Final Thoughts - Not all plans go exactly as you want, that is life, so I can't be too disappointed with how this one turned out.
It is such a shame though that the area has now been burnt a couple of times including what I'm guessing is the most severe fire that the area has experienced in quite some time.
Looking back gives me fond memories of the trip and it was worth it for that first day of perfect hiking. We may not have covered a lot of distance (I'd do it over two days next time) but it was fun to slow down and just appreciate the scenery like we did.
While the area recovers I think I'll stay away for at least a couple of years and let it be.

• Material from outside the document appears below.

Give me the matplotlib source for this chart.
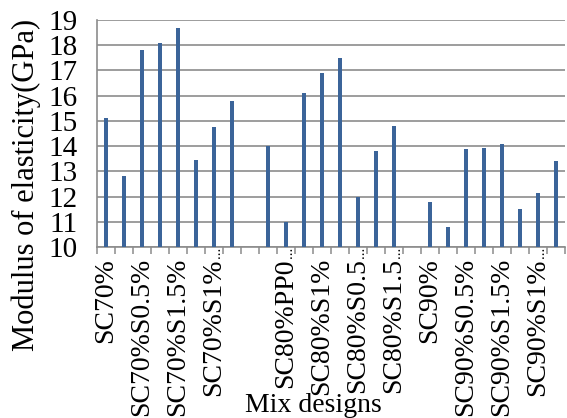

There are plenty of other trails in WA to do and I don't want to be that selfish that my hiking needs cause damage to an already fragile environment.
I understand the people who want to keep this trail wild but I'm under the umbrella of thinking that wonders if putting in a proper trail (a small pad to follow) would be more beneficial to the area. Don't have it marked to Bibbulmun Track standard but enough that people aren't trampling the vegetation everywhere trying to find a way through. Food for thought.
I'll leave it here by saying I hope this isn't the last time I visit here. I love the Stirling Range and this is a really fun and challenging way to explore a wild area.